• Business

People to Watch in International Business

3 minute read
Rebecca Winters

ANNE MCKEVITT Founder, Anne McKevitt Ideas

Picture a much younger Martha Stewart with a Scottish accent, marketed to the Ikea demographic, and you have McKevitt. Through her home-design TV shows, books and branded lines of bedding, paint and tiles, McKevitt, 33, has styled herself Britain’s premier living brand. In September the former hairdresser’s assistant who left home at 15 will tackle the U.S. market through home-shopping shows, catalogs and the Internet.

CHRISTINE TSAI-YI TSUNG President and CEO, China Airlines

The daughter of a nationalist Chinese air force pilot, Tsung has an MBA from the University of Missouri and finance experience at Columbia Pictures and in California city government. After returning to Taiwan in 1999, Tsung, 52, was tapped to run the national airline. She has introduced stock options and appealed to skeptical pilots in the Sichuan dialect that many of them speak. And she’s credited for increasing profits 95% in the first quarter.

HECTOR BARRETO JR. Administrator, U.S. Small Business Administration

His earliest experience with small business was waiting tables at age nine in his parents’ Mexican restaurant in Kansas City, Mo. The first in his family to attend college, Barreto founded Barreto Insurance and Financial Services, a small company catering to Latinos. He worked on George W. Bush’s presidential campaign and was confirmed to head the SBA last month. Barreto, 39, will take over just as Bush plans to slash the SBA’s funding 40%.


The task of reinventing the music industry has fallen heavily on the shoulders of German media executive Hilbers. Last month he left BMG, the music branch at Bertelsmann AG, to run the lawsuit-plagued music site Napster. Before joining BMG, Hilbers, 38, spent four years managing AOL Europe, a property of TIME’s parent company. Now he will try to transform Napster from industry rogue to copyright-respecting subscription service.
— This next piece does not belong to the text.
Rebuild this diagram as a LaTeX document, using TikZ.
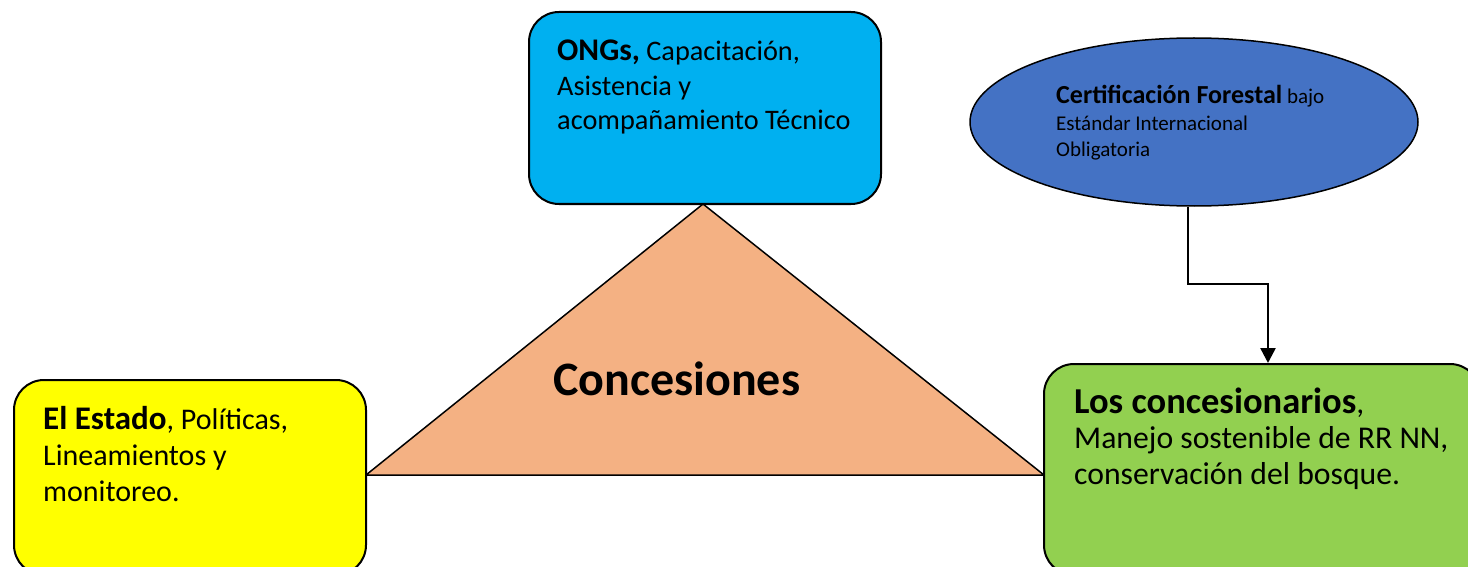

STANLEY O’NEAL President and COO, Merrill Lynch

Selected for the No. 2 job at Merrill Lynch last month, O’Neal is expected to win top billing at the nation’s largest securities firm when current CEO David Komansky retires in three years. That would make O’Neal, 49, the first black CEO of a major Wall Street brokerage house. Reared on a farm in Wedowee, Ala., O’Neal attended a one-room schoolhouse and worked the late shift at a General Motors plant in Georgia before landing at Harvard Business School. He joined Merrill as an investment banker in 1986 and later served as CFO and brokerage chief.